Hurricane season looks like another doozy
We’re less than a month away from the start of the 2022 tropical storm and hurricane season. Thanks to the La Nina pattern, many hurricane forecasters, including us, are predicting another above-normal season in the Atlantic and Caribbean waters.
The 2021 season was the third-most active on record as it produced 21 named storms. It was also the second consecutive season, and third overall, in which all storm names were used.
However, starting with the 2021 season, the Greek alphabet is no longer being used when named storms exceed 21. Instead, they will use a “supplemental list” of names based on the modern English alphabet.
There have been 21 names per list and those beginning with Q, U, X, Y and Z are not listed because the WMO said those letters are “not common enough or easily understood in local languages to be slotted into the rotating lists.”
Last year was also the sixth consecutive year with above-normal tropical storm activity. The damage from storms last year was more than $80 billion, the third-highest in history. Only 2005 and 2017 were higher.
The 2017 season was the costliest tropical cyclone season on record with a price tag of over $282 billion. That figure accounted for about 25 percent of all the combined natural disasters in the United States from 1980 until 2017.
The normal season begins on June 1, but Tropical Storm Ana formed on May 22, 2021. That was the seventh consecutive year that a named storm formed prior to June 1.
The prior year, 2020, was the most active and fifth costliest Atlantic hurricane season in recorded history. There were a record 30 named storms that led to over $51 billion in damage. The first named storm, Tropical Storm Arthur, formed on May 16, 2020, and the next tropical storm, Bertha, formed on May 27, just 11 days later.

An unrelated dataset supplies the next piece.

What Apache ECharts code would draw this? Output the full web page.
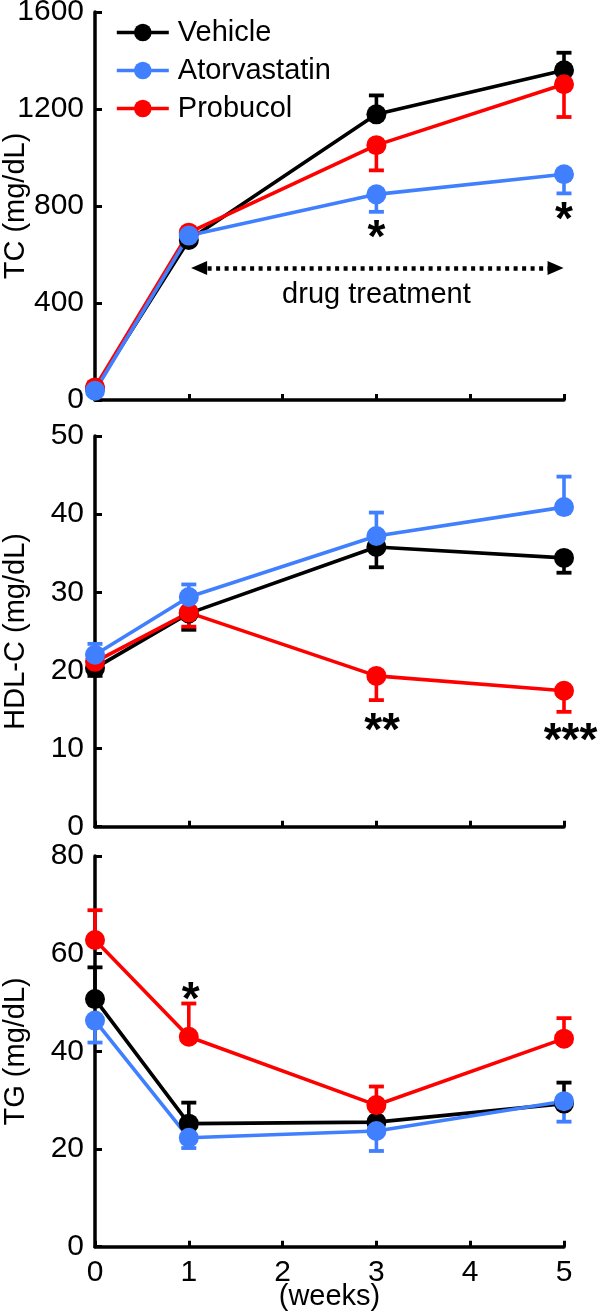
<!DOCTYPE html>
<html><head><meta charset="utf-8">
<script src="https://cdn.jsdelivr.net/npm/echarts@6/dist/echarts.min.js"></script>
<style>html,body{margin:0;padding:0;background:#fff}#c{width:600px;height:1316px}</style>
</head><body><div id="c"></div>
<script>
// ---- data ----
const weeks = [0, 1, 3, 5];
const seriesNames = ['Vehicle', 'Atorvastatin', 'Probucol'];
// TC (mg/dL)
const tcVehicle = [48, 660, 1178, 1360];
const tcVehicleErr = [null, null, 1256, 1432];
const tcAtorva = [38, 678, 848, 931];
const tcAtorvaErr = [null, 640, 776, 852];
const tcProbucol = [52, 690, 1051, 1302];
const tcProbucolErr = [null, null, 947, 1167];
// HDL-C (mg/dL)
const hdlVehicle = [20.3, 27.3, 35.8, 34.4];
const hdlVehicleErr = [19.3, 25.2, 33.2, 32.5];
const hdlAtorva = [22.0, 29.4, 37.2, 40.9];
const hdlAtorvaErr = [23.4, 31.0, 40.2, 44.8];
const hdlProbucol = [21.1, 27.4, 19.3, 17.4];
const hdlProbucolErr = [null, 25.6, 16.2, 14.7];
// TG (mg/dL)
const tgVehicle = [50.7, 25.2, 25.5, 29.3];
const tgVehicleErr = [57.2, 29.5, null, 33.6];
const tgAtorva = [46.3, 22.3, 23.7, 29.8];
const tgAtorvaErr = [41.8, 20.2, 19.6, 25.6];
const tgProbucol = [62.8, 43.0, 29.0, 42.6];
const tgProbucolErr = [68.9, 49.8, 32.8, 46.8];
// annotations [x, y, text]
const tcAnnot = [[3, 709, '*'], [5, 784, '*']];
const tcTreatText = [[3, 433, 'drug treatment']];
const tcArrow = [[1.11, 544], [4.91, 544]];
const hdlAnnot = [[3.06, 13.5, '**'], [5.07, 12.2, '***']];
const tgAnnot = [[1.02, 52.5, '*']];
// axes
const yNames = ['TC (mg/dL)', 'HDL-C (mg/dL)', 'TG (mg/dL)'];
const yMax = [1600, 50, 80];
const yInterval = [400, 10, 20];
const xName = '(weeks)';

// ---- styling ----
const FONT = 'Liberation Sans, Arial, Helvetica, sans-serif';
const colors = { Vehicle: '#000000', Atorvastatin: '#4080ff', Probucol: '#ff0000' };
const grids = [
  { left: 95, right: 36, top: 12, height: 388, containLabel: false, outerBoundsMode: 'none' },
  { left: 95, right: 36, top: 436, height: 390.7, containLabel: false, outerBoundsMode: 'none' },
  { left: 95, right: 36, top: 856, height: 390.7, containLabel: false, outerBoundsMode: 'none' }
];

function pairs(xs, ys) { return xs.map((x, i) => [x, ys[i]]); }
function errData(xs, ys, ends) {
  const out = [];
  xs.forEach((x, i) => { if (ends[i] != null) out.push([x, ys[i], ends[i]]); });
  return out;
}

const series = [];
function addGroup(gi, name, vals, ends) {
  const c = colors[name];
  series.push({
    name: name + ' err', type: 'custom', xAxisIndex: gi, yAxisIndex: gi,
    data: errData(weeks, vals, ends), silent: true, z: 2, clip: false,
    renderItem: function (params, api) {
      const p0 = api.coord([api.value(0), api.value(1)]);
      const p1 = api.coord([api.value(0), api.value(2)]);
      return {
        type: 'group', children: [
          { type: 'line', shape: { x1: p0[0], y1: p0[1], x2: p1[0], y2: p1[1] }, style: { stroke: c, lineWidth: 3.6 } },
          { type: 'line', shape: { x1: p1[0] - 7.5, y1: p1[1], x2: p1[0] + 7.5, y2: p1[1] }, style: { stroke: c, lineWidth: 3.8 } }
        ]
      };
    }
  });
  series.push({
    name: name, type: 'line', xAxisIndex: gi, yAxisIndex: gi, z: 2, clip: false,
    data: pairs(weeks, vals), symbol: 'circle', symbolSize: 20,
    lineStyle: { color: c, width: 3.6 }, itemStyle: { color: c }, color: c
  });
}
function txtLabel(txt, size, offY, weight) {
  return { show: true, formatter: txt, position: 'inside', color: '#000', fontFamily: FONT,
           fontSize: size, fontWeight: weight || 'normal', offset: [0, offY], textBorderWidth: 0, opacity: 1 };
}
function addAnnot(gi, arr) {
  series.push({
    name: 'annot' + gi, type: 'scatter', xAxisIndex: gi, yAxisIndex: gi, z: 5,
    symbolSize: 0, silent: true, clip: false, itemStyle: { opacity: 1 },
    data: arr.map(a => ({ value: [a[0], a[1]], label: txtLabel(a[2], 46, 11, 'bold') })),
    label: txtLabel('', 46, 11, 'bold')
  });
}

const panels = [
  [tcVehicle, tcVehicleErr, tcAtorva, tcAtorvaErr, tcProbucol, tcProbucolErr],
  [hdlVehicle, hdlVehicleErr, hdlAtorva, hdlAtorvaErr, hdlProbucol, hdlProbucolErr],
  [tgVehicle, tgVehicleErr, tgAtorva, tgAtorvaErr, tgProbucol, tgProbucolErr]
];
panels.forEach((p, gi) => {
  addGroup(gi, 'Vehicle', p[0], p[1]);
  addGroup(gi, 'Probucol', p[4], p[5]);
  addGroup(gi, 'Atorvastatin', p[2], p[3]);
});
addAnnot(0, tcAnnot);
addAnnot(1, hdlAnnot);
addAnnot(2, tgAnnot);
// drug treatment text + arrow
series.push({
  name: 'treat', type: 'scatter', xAxisIndex: 0, yAxisIndex: 0, symbolSize: 0, silent: true, z: 5,
  itemStyle: { opacity: 1 },
  data: tcTreatText.map(a => ({ value: [a[0], a[1]], label: txtLabel(a[2], 29, 0) })),
  label: txtLabel('', 29, 0),
  markLine: {
    silent: true, symbol: ['triangle', 'triangle'], symbolSize: [14, 16],
    lineStyle: { color: '#000', width: 4.5, type: [4, 4.5], opacity: 1 },
    itemStyle: { color: '#000', opacity: 1 },
    label: { show: false },
    emphasis: { disabled: true },
    data: [[{ coord: tcArrow[0] }, { coord: tcArrow[1] }]]
  }
});

const xAxes = grids.map((g, gi) => ({
  type: 'value', gridIndex: gi, min: 0, max: 5, interval: 1,
  axisLine: { show: true, onZero: false, lineStyle: { color: '#000', width: 3.5 } },
  axisTick: { show: true, inside: true, length: 6, lineStyle: { color: '#000', width: 3 } },
  axisLabel: { show: gi === 2, color: '#000', fontFamily: FONT, fontSize: 30, margin: 11 },
  splitLine: { show: false },
  name: gi === 2 ? xName : '', nameLocation: 'middle', nameGap: 36, nameMoveOverlap: false,
  nameTextStyle: { color: '#000', fontFamily: FONT, fontSize: 29 }
}));
const yAxes = grids.map((g, gi) => ({
  type: 'value', gridIndex: gi, min: 0, max: yMax[gi], interval: yInterval[gi],
  axisLine: { show: true, lineStyle: { color: '#000', width: 3.5 } },
  axisTick: { show: true, inside: true, length: 7, lineStyle: { color: '#000', width: 3 } },
  axisLabel: { color: '#000', fontFamily: FONT, fontSize: 30, margin: 11, formatter: v => String(v) },
  splitLine: { show: false },
  name: yNames[gi], nameLocation: 'middle', nameGap: 65, nameMoveOverlap: false,
  nameTextStyle: { color: '#000', fontFamily: FONT, fontSize: 29 }
}));

const chart = echarts.init(document.getElementById('c'), null, { renderer: 'canvas' });
chart.setOption({
  animation: false,
  backgroundColor: '#fff',
  textStyle: { fontFamily: FONT },
  legend: {
    data: seriesNames, orient: 'vertical', left: 115, top: 18, padding: 0,
    itemWidth: 52, itemHeight: 22, itemGap: 9,
    lineStyle: { width: 3.6 },
    textStyle: { color: '#000', fontFamily: FONT, fontSize: 29, padding: [0, 0, 0, 4] }
  },
  grid: grids,
  xAxis: xAxes,
  yAxis: yAxes,
  series: series
});
</script>
</body></html>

Seven hurricanes formed last year. Four of those storms strengthened into major hurricanes, a Category 3 or higher.
The strongest hurricane to hit the U.S. coastline last year was Hurricane Ida as a Category 4 storm in southeastern Louisiana, literally 16 years to the day after Hurricane Katrina ravaged the same area.
In 2020, a major storm struck southwestern Louisiana as a Category 4 hurricane, which was the strongest in terms of wind speed since the 1856 Last Island hurricane.
Storm names are retired when they're very deadly or destructive and replaced by other names. Last week, the World Meteorological Organization (WMO) retired Ida, the major Category 4 hurricane. It will be replaced by Imani when the list in 2021 is repeated in 2027 as the names for the Atlantic and Caribbean storms are recycled every six years.
In 2020, four named storms were retired. They included Dorian, Laura, Eta and Iota.
Since 1953, names have been used to identify tropical storms and hurricanes. The National Hurricane Center and World Meteorological Organization have retired 94 names. The letter that has the most retired names is “I” with 12.
The official date the tropical storm and hurricane season begins is June 1 and ends Nov. 30. Based on the 30-year average from 1991 to 2020, there is a new average of about 14 named storms. Seven of those storms become hurricanes with three of them in the “major” Category 3 or above.
For this year, Cliff and I see another active season as ocean water temperatures are favoring this type of pattern. With the La Nina along the Equatorial regions, the Atlantic basin continues to have warmer-than-normal sea-surface temperatures, which is very favorable for the development of tropical storms.
We believe we could see around 17-22 named storms, with six to nine forming into hurricanes. Approximately three to five of them could intensify into a major Category 3 or higher. It’s also possible that three to five tropical storms or hurricanes may hit the U.S. coastlines later this year.
Local weather
In terms of our local weather, April was a chilly month across the Inland Northwest. According to Cliff’s records, April was the fifth coldest in history since 1895 in Coeur d’Alene. Spokane was also the fifth coldest. We had one of the coldest Mother’s Day in history with a few flakes of snow reported in the Coeur d’Alene area. By contrast, March was the fifth warmest in the Coeur d’Alene area. We also had the least snowfall ever from Jan. 7 through April with only 6.6 inches.
Cliff and I still see an unsettled weather pattern with occasional rain and thunderstorm activity over at least the next several weeks, perhaps through the end of the month.
Above-normal moisture occurred in April, and May should also end up with near to above-normal precipitation across many locations in North Idaho. Then, our weather is expected to turn warmer and drier later in June with another summer season likely to have below-normal precipitation.
SPECIAL NOTE: Happy Birthday to Cliff who celebrated his 80th birthday on May 6.